As the mirror extends away from the back of the iphone the camera’s field of view is getting wider and wider, thus the mirror needs to extend even further. The end result is that the mirror needs to be relatively large to capture the iPhone camera’s field of view. From an aesthetic point of view this looks terrible. From a practical point of view the accessory becomes too large.

Our first technical challenge was to decrease the size of the mirror. This requires some specialized optics. Once Alexander (our optical engineer) started looking at the problem the question of using a mirror or a prism was raised.

Prisms and mirrors both have their advantages. A prism can be made from various types of glass and this gives the optical design more flexibility. Mirrors have an exposed reflective surface, so they need to bel protected from dust. Prisms can have the hypotenuse surface coated and this reflective surface is against the glass so protected from dust. There is also the risk of a mirror getting damaged when it is cleaned. So we favored the prism.
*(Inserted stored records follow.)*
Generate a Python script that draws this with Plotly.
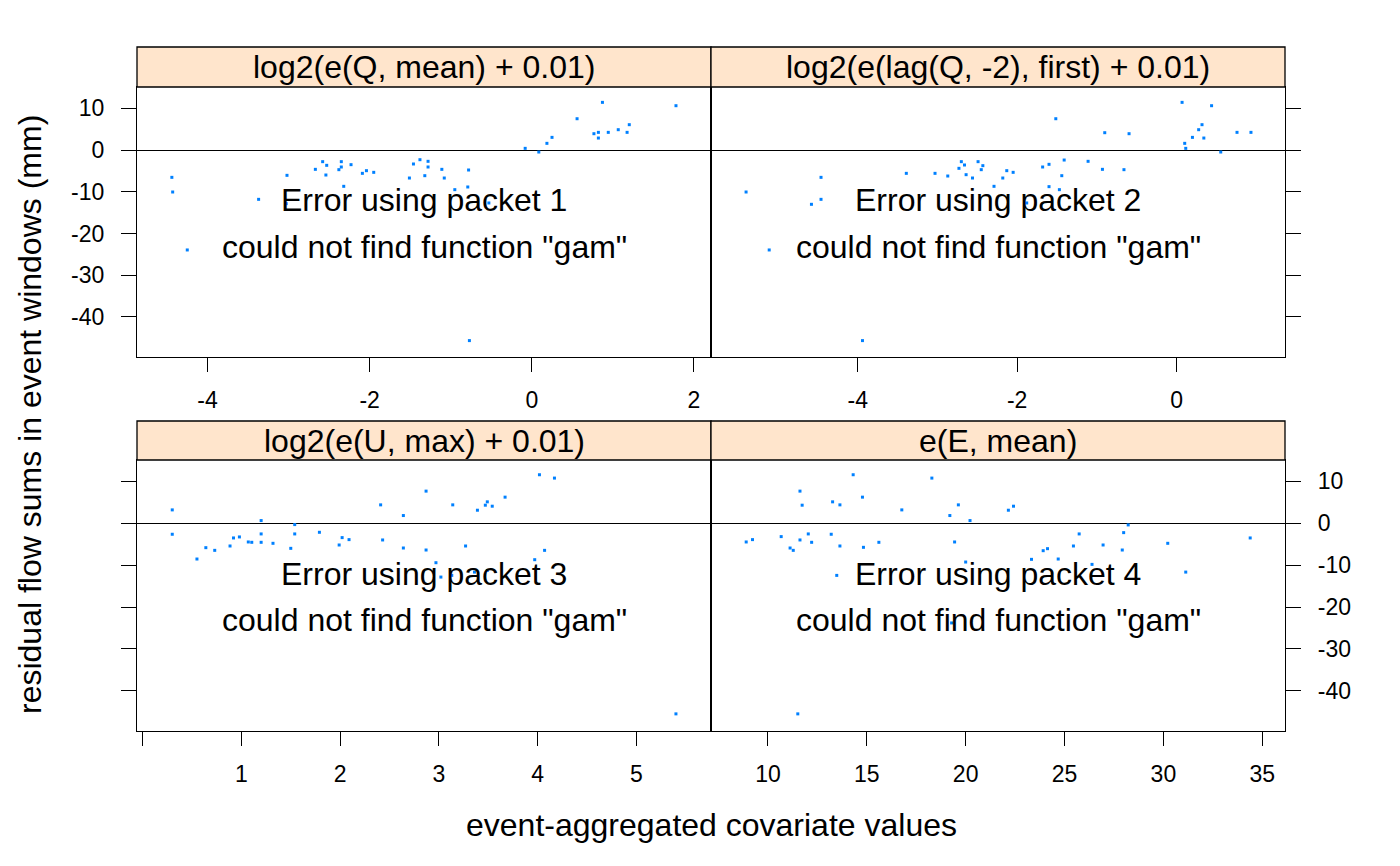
import plotly.graph_objects as go

W, H = 1400, 866

# ---- data ----
strip_titles = ["log2(e(Q, mean) + 0.01)", "log2(e(lag(Q, -2), first) + 0.01)",
                "log2(e(U, max) + 0.01)", "e(E, mean)"]

q_x = [0.871, 1.778, 0.558, 1.202, 0.766, 0.821, 0.821, 0.943, 1.066, 1.175, 0.249, 0.186, -0.082, 0.086,
       -4.44, -4.43, -3.02, -2.67, -2.58, -2.53, -2.54, -2.38, -2.35, -2.35, -2.23, -2.32, -2.09, -2.04,
       -1.95, -1.51, -1.46, -1.38, -1.28, -1.28, -1.32, -1.11, -1.08, -0.78, -0.79, -0.95, -0.53, -3.37,
       -3.03, -4.25, -0.77]
q_y = [11.42, 10.62, 7.5, 6.07, 3.91, 4.23, 2.87, 4.23, 4.87, 4.23, 3.03, 1.60, 0.40, -0.48,
       -6.55, -10.06, -6.07, -4.63, -2.79, -3.67, -5.99, -4.71, -2.79, -4.07, -3.51, -8.70, -5.59, -4.95,
       -5.35, -6.71, -3.35, -2.32, -2.71, -4.07, -6.15, -4.63, -6.71, -4.79, -8.86, -9.50, -12.69, -11.82,
       -12.85, -23.95, -45.67]

lag_x = [0.069, 0.439, -1.515, 0.319, 0.277, -0.901, -0.596, 0.199, 0.342, 0.758, 0.933, 0.102, 0.115,
         0.554, -5.40, -4.46, -4.46, -4.58, -3.39, -3.03, -2.87, -2.73, -2.70, -2.66, -2.64, -2.56, -2.49,
         -2.43, -2.45, -2.29, -2.18, -2.13, -2.05, -1.88, -1.68, -1.60, -1.60, -1.47, -1.44, -1.41, -1.11,
         -0.93, -0.66, -5.11, -3.94]
lag_y = [11.42, 10.62, 7.5, 6.07, 4.87, 4.15, 3.91, 3.03, 2.87, 4.23, 4.23, 1.60, 0.40,
         -0.48, -10.06, -6.55, -11.82, -13.01, -5.59, -5.59, -6.23, -4.39, -2.79, -3.59, -5.91, -6.71, -2.79,
         -3.75, -4.71, -8.70, -6.71, -4.95, -5.35, -12.69, -4.07, -3.43, -8.78, -9.50, -6.15, -2.40, -2.71,
         -4.63, -4.71, -23.95, -45.67]

u_x = [4.018, 4.17, 2.87, 0.30, 2.41, 3.14, 3.49, 3.54, 3.47, 3.39, 3.67, 2.64, 1.20, 1.54,
       0.30, 0.55, 0.64, 0.73, 0.885, 0.92, 0.98, 1.07, 1.105, 1.20, 1.20, 1.32, 1.50, 1.54, 1.79,
       1.99, 2.02, 2.09, 2.43, 2.64, 2.87, 3.27, 4.07, 3.97, 2.97, 3.02, 3.13, 3.36, 3.49, 5.40]
u_y = [11.58, 10.78, 7.67, 3.19, 4.39, 4.39, 5.11, 4.07, 4.31, 3.11, 6.23, 1.84, 0.64, -0.32,
       -2.63, -8.54, -5.83, -6.47, -5.43, -3.51, -3.27, -4.47, -4.55, -2.55, -4.55, -4.79, -5.99, -2.55, -2.16,
       -5.19, -3.43, -3.91, -3.99, -5.91, -6.39, -5.43, -6.47, -8.70, -9.42, -12.85, -12.45, -11.66, -11.26, -45.51]

e_x = [14.31, 18.29, 11.62, 11.73, 13.27, 13.64, 14.78, 16.77, 19.63, 19.20, 20.22, 22.16, 22.42, 28.22,
       8.90, 9.22, 10.67, 11.12, 11.28, 11.62, 12.04, 12.21, 13.20, 13.64, 13.48, 14.83, 15.61, 19.44,
       20.0, 19.29, 23.33, 23.92, 24.14, 24.68, 25.45, 25.74, 26.39, 26.95, 27.92, 27.99, 30.22, 31.13,
       34.39, 11.51]
e_y = [11.58, 10.78, 7.67, 4.31, 5.11, 4.39, 6.23, 3.19, 4.39, 1.84, 0.64, 3.11, 4.07, -0.40,
       -4.47, -3.91, -3.19, -5.91, -6.47, -3.99, -2.55, -4.55, -2.63, -5.43, -12.45, -5.75, -4.55, -4.47,
       -9.26, -23.8, -8.62, -6.55, -6.07, -8.54, -5.43, -2.55, -9.82, -5.19, -6.39, -2.24, -4.79, -11.66,
       -3.51, -45.51]

x_ranges = [[-4.87, 2.21], [-5.84, 1.36], [-0.057, 5.755], [7.12, 36.15]]
x_ticks = [[-4, -2, 0, 2], [-4, -2, 0], [0, 1, 2, 3, 4, 5], [10, 15, 20, 25, 30, 35]]
x_ticktext = [["-4", "-2", "0", "2"], ["-4", "-2", "0"], ["", "1", "2", "3", "4", "5"],
              ["10", "15", "20", "25", "30", "35"]]
y_range = [-49.6, 15.1]
y_ticks = [-40, -30, -20, -10, 0, 10]
y_ticktext = ["-40", "-30", "-20", "-10", "0", "10"]

xs = [q_x, lag_x, u_x, e_x]
ys = [q_y, lag_y, u_y, e_y]

# ---- layout geometry (pixels) ----
cols = [(137, 711), (711, 1285)]
rows = [(87, 357), (460, 731)]
strips = [(47, 87), (421, 460)]
err_y = [(0.581, 0.407), (0.578, 0.409)]

def px(x):
    return x / W

def py(y):
    return 1 - y / H

fig = go.Figure()
FONT = "Liberation Sans, Arial, Helvetica, sans-serif"
STRIP_COL = "#FFE5CC"
PT_COL = "#0080FF"
BIG = 32
TICK = 23
LW = 1.3

shapes = []
annotations = []
for i in range(4):
    r, c = divmod(i, 2)
    n = i + 1
    xa = "x" if n == 1 else f"x{n}"
    ya = "y" if n == 1 else f"y{n}"
    fig.add_trace(go.Scatter(x=xs[i], y=ys[i], mode="markers", xaxis=xa, yaxis=ya,
                             marker=dict(symbol="square", size=3, color=PT_COL, line=dict(width=0)),
                             showlegend=False, hoverinfo="skip"))
    x0, x1 = cols[c]
    y0, y1 = rows[r]
    xkey = "xaxis" if n == 1 else f"xaxis{n}"
    ykey = "yaxis" if n == 1 else f"yaxis{n}"
    fig.layout[xkey] = dict(domain=[px(x0), px(x1)], range=x_ranges[i], anchor=ya,
                            tickvals=x_ticks[i], ticktext=x_ticktext[i], ticks="outside",
                            ticklen=14, tickwidth=LW, tickcolor="black", showgrid=False,
                            zeroline=False, showline=True, linecolor="black", linewidth=LW,
                            mirror=True, ticklabelstandoff=8,
                            tickfont=dict(family=FONT, size=TICK, color="black"))
    side = "left" if c == 0 else "right"
    show_lab = (i == 0 or i == 3)
    fig.layout[ykey] = dict(domain=[py(y1), py(y0)], range=y_range, anchor=xa, side=side,
                            tickvals=y_ticks, ticktext=y_ticktext, ticks="outside", ticklen=15,
                            tickwidth=LW, tickcolor="black", showgrid=False, zeroline=True,
                            zerolinecolor="black", zerolinewidth=LW, showline=True,
                            linecolor="black", linewidth=LW, mirror=True,
                            showticklabels=show_lab, ticklabelstandoff=12,
                            tickfont=dict(family=FONT, size=TICK, color="black"))
    # strip
    s0, s1 = strips[r]
    shapes.append(dict(type="rect", xref="paper", yref="paper", x0=px(x0), x1=px(x1),
                       y0=py(s1), y1=py(s0), fillcolor=STRIP_COL,
                       line=dict(color="black", width=LW), layer="above"))
    annotations.append(dict(xref="paper", yref="paper", x=px((x0 + x1) / 2), y=py((s0 + s1) / 2),
                            text=strip_titles[i], showarrow=False, xanchor="center", yanchor="middle",
                            font=dict(family=FONT, size=BIG, color="black")))
    # error text
    e1, e2 = err_y[r]
    annotations.append(dict(xref=f"{xa} domain", yref=f"{ya} domain", x=0.5, y=e1,
                            text=f"Error using packet {n}", showarrow=False, xanchor="center",
                            yanchor="middle", font=dict(family=FONT, size=BIG, color="black")))
    annotations.append(dict(xref=f"{xa} domain", yref=f"{ya} domain", x=0.5, y=e2,
                            text='could not find function "gam"', showarrow=False, xanchor="center",
                            yanchor="middle", font=dict(family=FONT, size=BIG, color="black")))

annotations.append(dict(xref="paper", yref="paper", x=px(711), y=py(825),
                        text="event-aggregated covariate values", showarrow=False,
                        xanchor="center", yanchor="middle",
                        font=dict(family=FONT, size=BIG, color="black")))
annotations.append(dict(xref="paper", yref="paper", x=px(30), y=py(415),
                        text="residual flow sums in event windows (mm)", showarrow=False,
                        textangle=-90, xanchor="center", yanchor="middle",
                        font=dict(family=FONT, size=BIG, color="black")))

fig.update_layout(width=W, height=H, margin=dict(l=0, r=0, t=0, b=0),
                  paper_bgcolor="white", plot_bgcolor="white",
                  shapes=shapes, annotations=annotations, showlegend=False)

fig.write_html("out.html")
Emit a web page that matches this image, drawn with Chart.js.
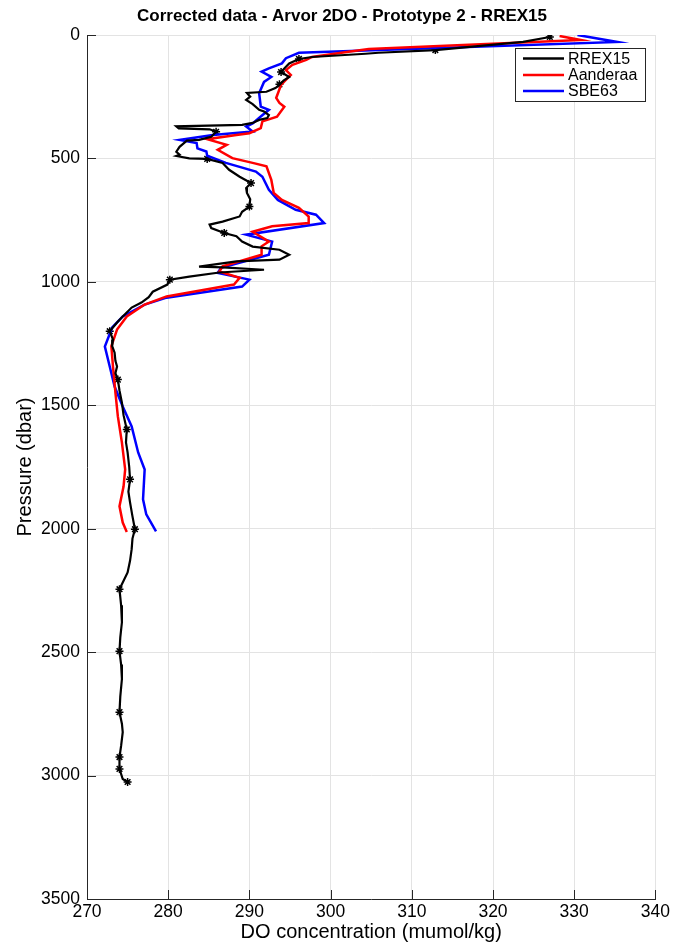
<html>
<head>
<script src="https://cdn.jsdelivr.net/npm/chart.js@4.4.0/dist/chart.umd.min.js"></script>
<style>
  body { margin: 0; background: #fff; }
</style>
</head>
<body>
<canvas id="myChart" width="673" height="944"></canvas>
<script>
// RREX15 reference profile (black)
var rrexPres = [8, 28, 61, 72, 76, 89, 97, 115, 129, 150, 170, 185, 202, 215, 230, 235, 250, 263, 280, 303, 310, 324, 336, 344, 356, 364,
  370, 378, 382, 392, 412, 425, 428, 453, 473, 485, 490, 500, 502, 518, 546, 574, 600, 620, 640, 665, 695, 716, 735, 756, 768, 782,
  802, 815, 837, 857, 870, 890, 910, 917, 938, 941, 951, 962, 979, 991, 1011, 1040, 1062, 1084, 1104, 1140, 1165, 1200, 1234, 1260,
  1287, 1320, 1343, 1370, 1396, 1440, 1489, 1540, 1598, 1650, 1691, 1750, 1800, 1850, 1893, 1950, 2002, 2040, 2083, 2130, 2177,
  2245, 2310, 2379, 2440, 2496, 2550, 2609, 2680, 2743, 2790, 2824, 2880, 2925, 2973, 3014, 3026];
var rrexDO = [327.0, 323.7, 312.9, 305.9, 304.3, 297.7, 296.1, 294.9, 294.5, 293.9, 294.9, 294.2, 293.7, 293.2, 292.1, 289.7, 290.1, 289.6, 290.4, 291.2, 291.8, 292.4, 292.2, 291.2, 290.4, 289.1,
  281.0, 281.3, 285.1, 285.9, 285.3, 283.8, 282.3, 281.4, 281.0, 281.4, 281.0, 282.6, 284.8, 286.7, 287.5, 288.8, 290.2, 289.6, 289.7, 290.1, 290.0, 289.1, 288.8, 286.7, 285.1, 285.3,
  286.9, 288.4, 289.1, 290.4, 293.7, 294.9, 293.7, 288.4, 283.8, 286.7, 291.8, 286.3, 282.6, 280.2, 279.9, 278.1, 277.6, 276.7, 275.5, 274.4, 273.7, 272.8, 273.2, 273.1,
  273.4, 273.5, 273.7, 273.5, 273.8, 274.0, 274.3, 274.5, 274.9, 274.8, 275.0, 275.2, 275.3, 275.1, 275.3, 275.6, 275.9, 275.6, 275.5, 275.3, 275.0,
  274.0, 274.2, 274.3, 274.1, 274.0, 274.2, 274.3, 274.1, 274.0, 274.3, 274.4, 274.2, 274.0, 274.0, 274.4, 275.0];

// Aanderaa optode (red)
var aandPres = [4, 20, 57, 68, 89, 101, 121, 142, 162, 175, 202, 255, 275, 291, 331, 350, 377, 398, 405, 422, 445, 465, 499, 518, 532,
  587, 640, 668, 700, 735, 762, 775, 797, 837, 856, 890, 937, 958, 984, 1011, 1059, 1092, 1140, 1193, 1260, 1343, 1449, 1545, 1651,
  1760, 1829, 1909, 1975, 2013];
var aandDO = [328.2, 330.8, 304.7, 302.2, 297.7, 297.0, 295.3, 294.5, 295.1, 294.7, 293.9, 293.3, 293.7, 294.3, 293.4, 291.6, 291.4, 290.0, 288.4, 284.8, 287.2, 286.1, 287.9, 290.4, 292.1,
  292.7, 293.0, 294.0, 296.1, 297.3, 297.3, 292.8, 290.4, 292.4, 291.5, 291.5, 286.7, 286.3, 288.8, 288.1, 279.8, 277.1, 274.9, 273.7, 273.0, 273.2, 273.5, 273.8, 274.3,
  274.7, 274.5, 274.0, 274.4, 274.9];

// SBE63 (blue)
var sbePres = [0, 28, 72, 94, 115, 135, 148, 170, 190, 236, 290, 303, 330, 358, 371, 391, 405, 425, 438, 459, 472, 489, 518, 553, 574,
  627, 668, 708, 728, 762, 809, 837, 890, 943, 964, 991, 1019, 1064, 1092, 1140, 1185, 1262, 1343, 1424, 1505, 1586, 1691, 1760,
  1881, 1942, 2011];
var sbeDO = [330.4, 335.3, 296.1, 294.5, 294.0, 292.4, 291.5, 292.7, 291.8, 291.2, 291.4, 292.4, 291.4, 290.4, 289.6, 290.4, 285.5, 281.4, 283.5, 283.6, 284.7, 284.8, 287.1, 290.8, 291.6,
  292.4, 293.5, 295.7, 298.2, 299.2, 289.6, 292.8, 292.4, 286.5, 286.1, 290.0, 289.1, 279.8, 277.1, 274.4, 273.1, 272.2, 272.8, 273.4, 274.4, 275.5, 276.3, 277.1,
  276.9, 277.3, 278.5];

// bottle samples (stars)
var starPres = [8, 61, 97, 150, 200, 392, 502, 600, 695, 802, 991, 1200, 1396, 1598, 1800, 2002, 2245, 2496, 2743, 2925, 2973, 3026];
var starDO = [327.0, 312.9, 296.1, 293.9, 293.7, 285.9, 284.8, 290.2, 290.0, 286.9, 280.2, 272.8, 273.8, 274.9, 275.3, 275.9, 274.0, 274.0, 274.0, 274.0, 274.0, 275.0];

var xTicks = [270, 280, 290, 300, 310, 320, 330, 340];
var yTicks = [0, 500, 1000, 1500, 2000, 2500, 3000, 3500];
var titleText = 'Corrected data - Arvor 2DO - Prototype 2 - RREX15';

function pts(xs, ys) {
  return xs.map(function (v, i) { return { x: v, y: ys[i] }; });
}

var FONT = "'Liberation Sans', Arial, sans-serif";
var AXIS = '#262626';

// title, ticks drawn inward + boxed legend in the top right
var matlabBits = {
  id: 'matlabBits',
  afterDraw: function (chart) {
    var ctx = chart.ctx, a = chart.chartArea;
    var xs = chart.scales.x, ys = chart.scales.y;
    ctx.save();
    ctx.fillStyle = '#000';
    ctx.font = 'bold 17px ' + FONT;
    ctx.textAlign = 'center';
    ctx.textBaseline = 'middle';
    ctx.fillText(titleText, 342, 16);

    ctx.strokeStyle = AXIS;
    ctx.lineWidth = 1;
    ctx.beginPath();
    xTicks.forEach(function (t) {
      var px = Math.round(xs.getPixelForValue(t)) + 0.5;
      ctx.moveTo(px, a.bottom); ctx.lineTo(px, a.bottom - 9);
    });
    yTicks.forEach(function (t) {
      var py = Math.round(ys.getPixelForValue(t)) + 0.5;
      ctx.moveTo(a.left, py); ctx.lineTo(a.left + 9, py);
    });
    ctx.stroke();

    // legend
    var bx = 515.5, by = 48.5, bw = 130, bh = 53;
    ctx.fillStyle = '#fff';
    ctx.fillRect(bx, by, bw, bh);
    ctx.strokeStyle = '#262626';
    ctx.strokeRect(bx, by, bw, bh);
    ctx.font = '16px ' + FONT;
    ctx.textAlign = 'left';
    ctx.textBaseline = 'middle';
    var rows = [58.5, 75, 91];
    for (var i = 0; i < 3; i++) {
      var ds = chart.data.datasets[i];
      ctx.strokeStyle = ds.borderColor;
      ctx.lineWidth = 2.5;
      ctx.beginPath();
      ctx.moveTo(523, rows[i]); ctx.lineTo(564, rows[i]);
      ctx.stroke();
      ctx.fillStyle = '#000';
      ctx.fillText(ds.label, 568, rows[i] + 1);
    }
    ctx.restore();
  }
};

new Chart(document.getElementById('myChart'), {
  type: 'line',
  data: {
    datasets: [
      { label: 'RREX15', data: pts(rrexDO, rrexPres), borderColor: '#000000', borderWidth: 2.2, pointRadius: 0, tension: 0 },
      { label: 'Aanderaa', data: pts(aandDO, aandPres), borderColor: '#ff0000', borderWidth: 2.5, pointRadius: 0, tension: 0 },
      { label: 'SBE63', data: pts(sbeDO, sbePres), borderColor: '#0000ff', borderWidth: 2.5, pointRadius: 0, tension: 0 },
      { label: 'bottles', data: pts(starDO, starPres), showLine: false, pointStyle: 'star', pointRadius: 4,
        borderColor: '#000000', backgroundColor: '#000000', pointBorderWidth: 1.5 }
    ]
  },
  options: {
    responsive: false,
    animation: false,
    layout: { padding: { left: 0, right: 15, top: 35, bottom: 0 } },
    plugins: {
      legend: { display: false },
      tooltip: { enabled: false },
      title: { display: false }
    },
    scales: {
      x: {
        type: 'linear', min: 270, max: 340,
        afterBuildTicks: function (s) { s.ticks = xTicks.map(function (v) { return { value: v }; }); },
        afterFit: function (s) { s.height = 45; },
        grid: { color: '#e3e3e3', lineWidth: 1, drawTicks: false },
        border: { color: AXIS, width: 1 },
        ticks: { color: '#000', padding: 3, font: { family: FONT, size: 17.5 },
          callback: function (v) { return String(v); } },
        title: { display: true, text: 'DO concentration (mumol/kg)', color: '#000',
          font: { family: FONT, size: 20 }, padding: { top: 0, bottom: 0 } }
      },
      y: {
        type: 'linear', min: 0, max: 3500, reverse: true,
        afterBuildTicks: function (s) { s.ticks = yTicks.map(function (v) { return { value: v }; }); },
        afterFit: function (s) { s.width = 87; },
        grid: { color: '#e3e3e3', lineWidth: 1, drawTicks: false },
        border: { color: AXIS, width: 1 },
        ticks: { color: '#000', padding: 7, font: { family: FONT, size: 17.5 },
          callback: function (v) { return String(v); } },
        title: { display: true, text: 'Pressure (dbar)', color: '#000',
          font: { family: FONT, size: 20 }, padding: { top: 13, bottom: 0 } }
      }
    }
  },
  plugins: [matlabBits]
});
</script>
</body>
</html>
When exploring the optical design an interesting optical property came up for discussion. This is called total internal reflection. To better understand this, lets consider a normal reflective surface, this could be a mirror or the hypotenuse of a prism. Any reflective coating will absorb some light instead of reflecting it. For example a simple aluminium coating could reflect 88% of the visible light, silver might reflect 98% and a dielectric coating could reflect over 99%. But total internal reflection achieves an unbeatable 100% reflection and happens when the angle of incidence of the light means that no light can pass through the glass/air barrier. For further details wikipedia is your friend !

Total internal reflection under water

These details make a huge difference in image quality. You’ll be glad to know that we are using total internal reflection in the HiLO Lens optical design.